Diversification: A Bitcoin ETF offers investors the opportunity to diversify their portfolios. Rather than holding a single asset, investors can gain exposure to Bitcoin as part of a broader investment strategy. This can be particularly appealing to institutional investors who seek to balance their portfolios with assets that offer potential high returns while managing risk.
Types of Bitcoin ETFs
There are primarily two types of Bitcoin ETFs:
Physical Bitcoin ETFs: These ETFs hold actual Bitcoin in a secure manner. The ETF provider manages the custody of the Bitcoin, ensuring its safekeeping. Investors in a physical Bitcoin ETF benefit from the direct exposure to Bitcoin's price movements.
Futures-based Bitcoin ETFs: Instead of holding actual Bitcoin, these ETFs invest in Bitcoin futures contracts. Futures contracts are agreements to buy or sell an asset at a predetermined price at a future date. Futures-based ETFs can provide exposure to Bitcoin without the need to handle the cryptocurrency itself. However, they are subject to the complexities and risks associated with futures trading.
Impact on the Market
The approval and launch of a Bitcoin ETF can have several notable effects on the cryptocurrency market:
Increased Legitimacy: The introduction of a Bitcoin ETF often signals a growing acceptance of cryptocurrency in mainstream financial markets. It can serve as a validation of Bitcoin as a legitimate asset class, encouraging more institutional investors to consider it as part of their investment strategy.
Price Volatility: The impact on Bitcoin's price can be significant. Historical data suggests that the anticipation of a Bitcoin ETF's approval often leads to increased volatility in Bitcoin's price. The actual launch can also create price surges or drops, depending on market sentiment and investor reaction.
Market Liquidity: A Bitcoin ETF can enhance market liquidity by attracting new investors and increasing trading volume. This added liquidity can help stabilize Bitcoin's price and reduce the impact of large trades on the market.
Challenges and Considerations
Despite the advantages, Bitcoin ETFs also face several challenges:
Regulatory Hurdles: The approval process for a Bitcoin ETF can be lengthy and complex. Regulatory bodies must evaluate the potential risks and benefits, which can lead to delays or rejections. The regulatory environment for cryptocurrency is still evolving, and future changes could impact the viability and success of Bitcoin ETFs.
Market Risks: Bitcoin and other cryptocurrencies are known for their price volatility. While a Bitcoin ETF provides a way to invest in Bitcoin without holding the asset directly, it does not eliminate the underlying risks associated with Bitcoin's price fluctuations.

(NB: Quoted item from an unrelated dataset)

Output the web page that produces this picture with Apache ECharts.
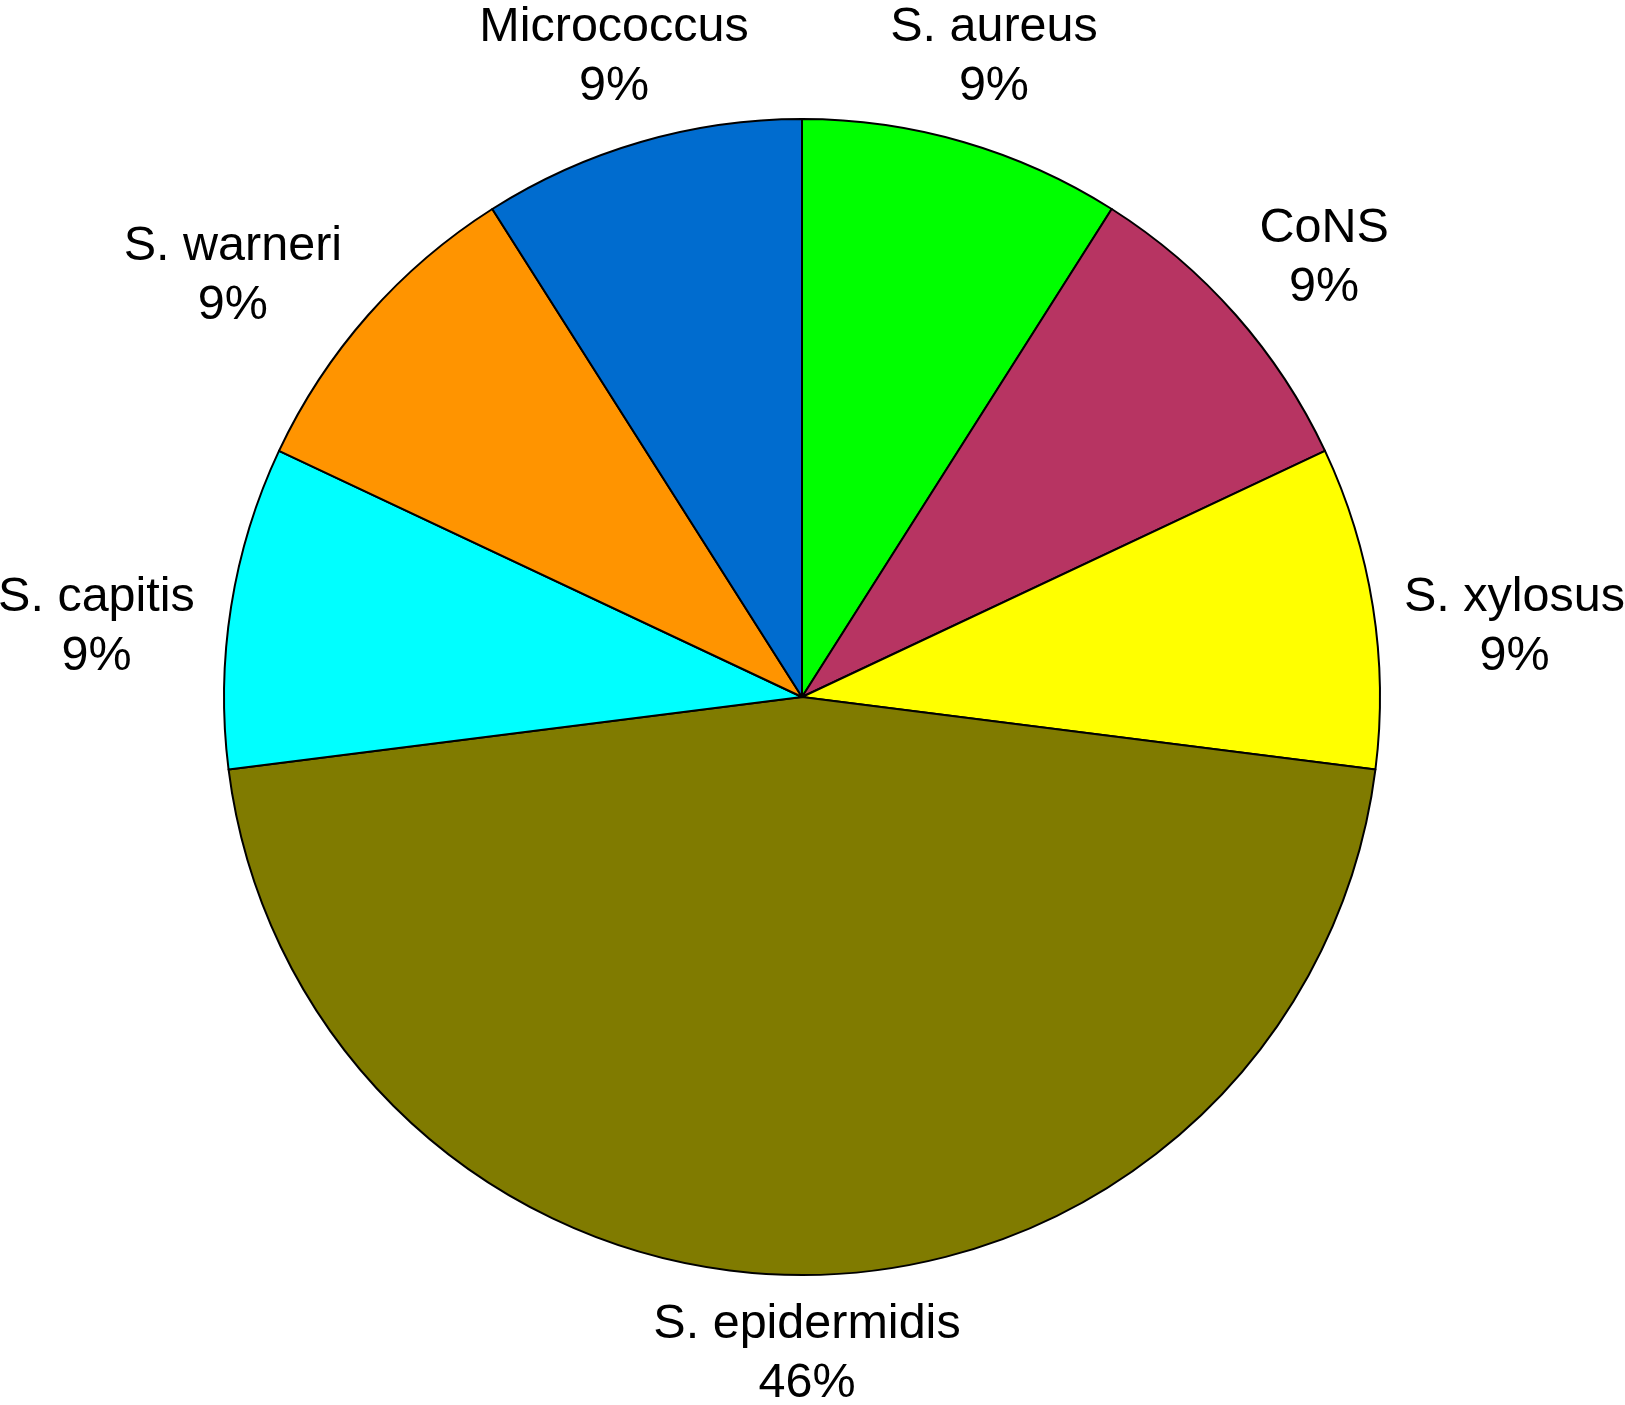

Management Fees: ETFs typically charge management fees, which can affect the overall returns for investors. It's essential for investors to consider these fees when evaluating the potential benefits of a Bitcoin ETF compared to direct investment in Bitcoin.
Future Outlook
The future of Bitcoin ETFs looks promising, with increasing interest from both retail and institutional investors. As the regulatory landscape evolves and more financial products related to cryptocurrency are developed, Bitcoin ETFs are likely to play a significant role in the investment ecosystem.
Conclusion
A Bitcoin ETF represents a significant development in the world of cryptocurrency investments. By offering a regulated, accessible, and convenient way to gain exposure to Bitcoin, it bridges the gap between traditional finance and the digital asset world. However, potential investors should remain aware of the associated risks and challenges. As with any investment, conducting thorough research and understanding the nuances of the product are essential steps in making informed decisions.